The bigger they come...

The bigger they come...
September 26, 2014
The bigger they come...

There’s nothing like accounting jiggery-pokery – or even the sniff of it - to set journalists’ pulses racing, and Tesco’s £250m profit overstatement this week is a real shocker, coming as it does on the back of a year of seemingly fathomless problems. There is no other way to describe it: Tesco is in chaos – reflected in the 48 per cent plunge in its share price this year, including the 10 per cent knock from the latest revelation. Without M&S’s surprising generosity in allowing Alan Stewart to cut short his gardening leave, the grocer would have been without a finance director until December – an absurd situation for a FTSE 100 company, and one that the chairman, Sir Richard Broadbent, must take full responsibility for.

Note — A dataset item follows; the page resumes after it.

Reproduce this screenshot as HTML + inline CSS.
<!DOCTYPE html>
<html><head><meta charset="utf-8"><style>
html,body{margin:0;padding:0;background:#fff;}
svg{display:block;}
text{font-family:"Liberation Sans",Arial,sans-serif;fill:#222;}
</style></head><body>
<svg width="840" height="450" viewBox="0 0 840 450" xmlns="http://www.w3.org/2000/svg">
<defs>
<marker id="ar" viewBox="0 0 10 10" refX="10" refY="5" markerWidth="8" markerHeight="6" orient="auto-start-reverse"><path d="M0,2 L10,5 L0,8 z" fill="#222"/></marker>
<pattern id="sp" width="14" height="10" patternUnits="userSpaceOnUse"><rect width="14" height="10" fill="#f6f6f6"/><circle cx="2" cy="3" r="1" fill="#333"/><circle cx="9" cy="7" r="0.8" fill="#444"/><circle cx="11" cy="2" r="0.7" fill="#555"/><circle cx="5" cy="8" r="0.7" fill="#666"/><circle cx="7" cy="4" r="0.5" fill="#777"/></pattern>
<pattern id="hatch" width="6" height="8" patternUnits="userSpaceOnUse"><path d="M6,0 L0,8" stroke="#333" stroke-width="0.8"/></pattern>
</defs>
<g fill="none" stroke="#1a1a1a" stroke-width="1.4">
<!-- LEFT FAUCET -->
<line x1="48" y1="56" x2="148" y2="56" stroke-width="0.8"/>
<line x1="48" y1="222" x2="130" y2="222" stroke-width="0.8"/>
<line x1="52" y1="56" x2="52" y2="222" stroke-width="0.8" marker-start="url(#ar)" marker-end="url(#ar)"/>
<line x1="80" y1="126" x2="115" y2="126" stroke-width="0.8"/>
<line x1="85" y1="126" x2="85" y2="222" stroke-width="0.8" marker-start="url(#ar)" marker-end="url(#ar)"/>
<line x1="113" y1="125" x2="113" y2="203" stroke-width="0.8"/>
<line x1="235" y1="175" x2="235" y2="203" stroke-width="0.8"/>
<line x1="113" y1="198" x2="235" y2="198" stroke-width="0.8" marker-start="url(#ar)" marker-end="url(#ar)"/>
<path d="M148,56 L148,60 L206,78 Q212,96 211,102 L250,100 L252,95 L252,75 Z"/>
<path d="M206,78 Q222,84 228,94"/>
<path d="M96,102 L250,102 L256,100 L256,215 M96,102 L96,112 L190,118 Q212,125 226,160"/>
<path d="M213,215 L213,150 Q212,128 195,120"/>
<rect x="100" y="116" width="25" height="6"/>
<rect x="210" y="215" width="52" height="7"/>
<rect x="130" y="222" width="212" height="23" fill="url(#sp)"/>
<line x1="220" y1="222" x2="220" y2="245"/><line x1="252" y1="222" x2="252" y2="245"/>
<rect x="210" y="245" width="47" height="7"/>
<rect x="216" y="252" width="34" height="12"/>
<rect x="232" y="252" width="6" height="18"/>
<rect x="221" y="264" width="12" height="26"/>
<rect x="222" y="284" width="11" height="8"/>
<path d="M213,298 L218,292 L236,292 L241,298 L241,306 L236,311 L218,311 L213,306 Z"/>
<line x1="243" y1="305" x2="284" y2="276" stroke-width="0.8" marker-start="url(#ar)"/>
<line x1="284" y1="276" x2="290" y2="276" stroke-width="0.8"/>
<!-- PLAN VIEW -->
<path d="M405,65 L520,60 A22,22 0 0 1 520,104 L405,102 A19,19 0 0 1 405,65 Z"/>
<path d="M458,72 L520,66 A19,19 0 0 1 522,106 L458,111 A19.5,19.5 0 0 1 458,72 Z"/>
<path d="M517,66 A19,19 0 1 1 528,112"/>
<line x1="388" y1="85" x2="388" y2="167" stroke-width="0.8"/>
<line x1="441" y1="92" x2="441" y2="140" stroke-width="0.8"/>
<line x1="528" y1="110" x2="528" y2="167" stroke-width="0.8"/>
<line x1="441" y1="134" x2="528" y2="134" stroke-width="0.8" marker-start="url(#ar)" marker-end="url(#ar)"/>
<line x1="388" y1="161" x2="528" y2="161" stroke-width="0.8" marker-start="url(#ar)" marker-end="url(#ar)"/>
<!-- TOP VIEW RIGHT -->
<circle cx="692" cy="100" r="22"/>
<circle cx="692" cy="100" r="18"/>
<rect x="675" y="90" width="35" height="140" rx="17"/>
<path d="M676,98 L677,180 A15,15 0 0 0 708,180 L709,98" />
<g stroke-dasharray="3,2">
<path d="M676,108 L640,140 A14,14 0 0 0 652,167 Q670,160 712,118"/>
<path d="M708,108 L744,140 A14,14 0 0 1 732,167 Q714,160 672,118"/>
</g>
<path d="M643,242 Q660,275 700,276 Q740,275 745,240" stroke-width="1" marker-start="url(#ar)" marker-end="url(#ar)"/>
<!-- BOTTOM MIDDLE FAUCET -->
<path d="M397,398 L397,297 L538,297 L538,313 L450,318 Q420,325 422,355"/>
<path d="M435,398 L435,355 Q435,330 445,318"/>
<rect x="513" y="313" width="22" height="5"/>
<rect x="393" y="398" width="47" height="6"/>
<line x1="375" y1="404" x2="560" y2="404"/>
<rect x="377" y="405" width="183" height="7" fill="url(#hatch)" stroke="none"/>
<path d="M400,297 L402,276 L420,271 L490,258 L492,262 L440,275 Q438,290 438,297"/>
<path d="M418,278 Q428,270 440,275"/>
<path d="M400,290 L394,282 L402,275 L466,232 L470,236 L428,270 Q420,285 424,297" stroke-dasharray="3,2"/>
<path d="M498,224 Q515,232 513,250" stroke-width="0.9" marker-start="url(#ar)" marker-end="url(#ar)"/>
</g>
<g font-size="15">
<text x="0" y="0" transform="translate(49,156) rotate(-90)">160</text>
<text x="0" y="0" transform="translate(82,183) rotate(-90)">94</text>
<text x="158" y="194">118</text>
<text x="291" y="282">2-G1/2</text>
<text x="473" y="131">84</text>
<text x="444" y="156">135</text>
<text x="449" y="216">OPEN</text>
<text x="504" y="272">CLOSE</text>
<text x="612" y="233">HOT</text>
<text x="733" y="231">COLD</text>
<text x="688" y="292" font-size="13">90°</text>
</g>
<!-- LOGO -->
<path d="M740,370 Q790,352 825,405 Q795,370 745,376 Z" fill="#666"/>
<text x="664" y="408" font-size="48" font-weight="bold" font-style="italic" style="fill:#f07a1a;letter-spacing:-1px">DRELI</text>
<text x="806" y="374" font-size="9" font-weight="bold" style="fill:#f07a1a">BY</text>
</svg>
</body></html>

It is mismanagement unlike anything I’ve ever seen from a blue chip.

That said, rarely have I witnessed such levels of incompetence among smaller companies, either, even though it’s often said that investing at the lower end of the spectrum is a far riskier proposition than backing tried-and-tested large caps. Amateur investors are often advised by those in the industry to avoid Aim shares - I suspect the many more cautious retail investors who instead hold shares in Tesco won’t be thanking them.

And Tesco isn’t the only blue chip to have found its shares under pressure this year. 44 companies in the FTSE 100 are in negative territory over the last twelve months; eleven of those have lost more than a fifth of their value over the period. The bribery scandal at GlaxoSmithKline and the continuing fallout from Macondo at BP are hardly glowing advertisements for the good governance and relative safety of the blue chip index. And as Mr Bearbull wrote last week, using GSK as an example, some mature blue chips are having to resort to financial engineering and debt to keep EPS rising and the dividends flowing. It’s a process that can’t continue indefinitely, as Tesco demonstrated this week.

All that said, the average price return on the FTSE 100 this is still better than Aim – 4.2 versus 3.6 per cent. And Aim has seen its share of hiccups, too, this year. 136 Aim shares have, like Tesco – the FTSE 100’s worst performer - halved in value this year; of those four have lost more than 90 per cent. And 436 fallers out of 790 on the market for the full year represents a higher proportion than on the blue chip index.

But what the FTSE 100 doesn’t offer is the potential for truly massive gains – only one company, Shire, has doubled in value, compared to 41 on Aim, of which the best performer Crawshaw saw a near-sevenfold return. It’s those kind of returns that make Aim investing an enticing prospects despite its risks – risks, incidentally, to which blue chips are most certainly not, as this week's events suggest, immune.